Question

Prove that the angle subtended by an arc at the center is double the angle subtended by it at any point on the remaining part of the circle.

Answer 1

Hint: First of all draw a circle with PQ as arc and a point A at circumference and O as center. Now, we have to prove that \[\angle POQ=2\angle PAQ\]. Now join O to A and extend it to point B. Now use the exterior angle theorem and angles opposite to equal sides are equal in \[\Delta OAQ\] and \[\Delta OAP\] to prove the desired result.

Step-by-step answer:
Here, we have to prove that the angle subtended by an arc at the center is double the angle subtended by it at any point on the remaining part of the circle. Let us consider an arc PQ of a circle subtending angles POQ at the center O and PAQ at point A on the remaining part of the circle. Here, we have to prove that
\[\angle POQ=2\angle PAQ\]
Now, to prove this theorem, we consider the arc PQ in three different situations, minor arc PQ, major arc PQ, and semicircle PQ which is as follows:

Now, in the above circle, we do construction of joining A to O and extending it to B as follows.

We know that in any triangle, the exterior angle is equal to the sum of its opposite interior angles. So in \[\Delta OAQ\] of the above diagrams, we get,
\[\angle BOQ=\angle OAQ+\angle AQO.....\left( i \right)\]
Also, we know that the radius of the same circle is equal. So, we get, OA = OQ.
We know that the angles opposite to equal sides are equal. So, in \[\Delta OAQ\], we know that OA = OQ. So, we get,
\[\angle OAQ=\angle AQO.....\left( ii \right)\]
By substituting \[\angle AQO=\angle OAQ\] in equation (i), we get,
\[\angle BOQ=\angle OAQ+\angle OAQ=2\angle OAQ....\left( iii \right)\]
Similarly, now if we take \[\Delta OAP\], by exterior angle theorem, we get,
\[\angle BOP=\angle OAP+\angle OPA....\left( iv \right)\]
We know that angles opposite to equal sides are equal.
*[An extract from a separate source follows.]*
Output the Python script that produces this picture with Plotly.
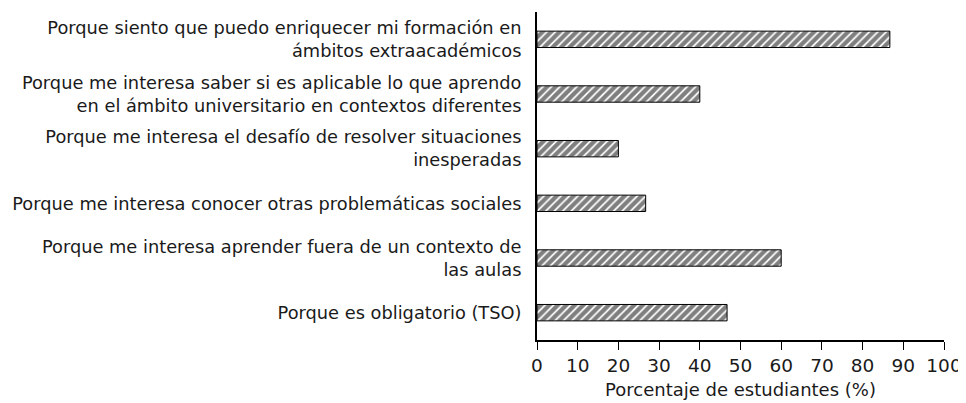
import plotly.graph_objects as go

categories = [
    "Porque siento que puedo enriquecer mi formación en<br>ámbitos extraacadémicos",
    "Porque me interesa saber si es aplicable lo que aprendo<br>en el ámbito universitario en contextos diferentes",
    "Porque me interesa el desafío de resolver situaciones<br>inesperadas",
    "Porque me interesa conocer otras problemáticas sociales",
    "Porque me interesa aprender fuera de un contexto de<br>las aulas",
    "Porque es obligatorio (TSO)",
]
values = [86.7, 40.0, 20.0, 26.7, 60.0, 46.7]
tick_vals = [0, 10, 20, 30, 40, 50, 60, 70, 80, 90, 100]

fig = go.Figure(go.Bar(
    x=values, y=categories, orientation="h",
    marker=dict(color="white", line=dict(color="black", width=1),
                pattern=dict(shape="/", fgcolor="black", bgcolor="white", size=6, solidity=0.7)),
    width=0.3,
))

fig.update_layout(
    width=966, height=403,
    margin=dict(l=529, r=30, t=4, b=71, autoexpand=False),
    plot_bgcolor="white", paper_bgcolor="white",
    font=dict(family="DejaVu Sans, sans-serif", size=18, color="#1a1a1a"),
    showlegend=False,
)
fig.update_xaxes(range=[0, 100], tickvals=tick_vals, ticks="outside", ticklen=8,
                 tickcolor="black", showline=True, linecolor="black", linewidth=1.5,
                 showgrid=False, zeroline=False, automargin=False,
                 tickfont=dict(size=18.5),
                 title=dict(text="Porcentaje de estudiantes (%)", standoff=8, font=dict(size=18)))
fig.update_yaxes(categoryorder="array", categoryarray=categories[::-1],
                 autorange=False, range=[-0.5, 5.5], automargin=False,
                 showline=True, linecolor="black", linewidth=2, showgrid=False,
                 ticks="", ticklabelstandoff=10, tickfont=dict(size=17.8))

fig.write_html("out.html")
So, in \[\Delta OAP\], we know that OA = OP as both are the radius of the same circle. So, we get,
\[\angle OAP=\angle OPA....\left( v \right)\]
By substituting \[\angle OPA=\angle OAP\] in equation (v), we get,
\[\angle BOP=\angle OAP+\angle OAP....\left( vi \right)\]
By adding equation (iii) and (vi), we get,
\[\angle BOP+\angle BOQ=2\angle OAQ+2\angle OAP\]
Now by the diagram, we get,
\[\angle POQ=2\left( \angle OAQ+\angle OAP \right)\]
\[\Rightarrow \angle POQ=2\left( \angle PAQ \right)\]
Also in case III where PQ is a major arc, we get,
\[\angle BOQ+\angle BOP=2\left( \angle OAQ+\angle OAP \right)\]
Reflex angle, \[\angle POQ=2\left( \angle PAQ \right)\]
\[\left( {{360}^{o}}-\angle POQ \right)=2\angle PAQ\]
Hence, we have proved that angle subtended by an arc at the center is double the angle subtended by it at any point on the remaining part of the circle.

Note: In the questions involving the arc of the circle, students must take all three cases that are of major arc, minor arc, and arc as a semicircle. Also, students must remember the exterior angles theorem as it is very useful in geometry. Also, for the case of taking the arc as a major arc, we must take care of the reflex angle of \[\angle POQ\] which is \[{{360}^{o}}-\angle POQ\] while the remaining proof will remain the same for all three cases. Here, assume that we are taking \[\angle POQ\] as the smaller angle among this angle and its reflex.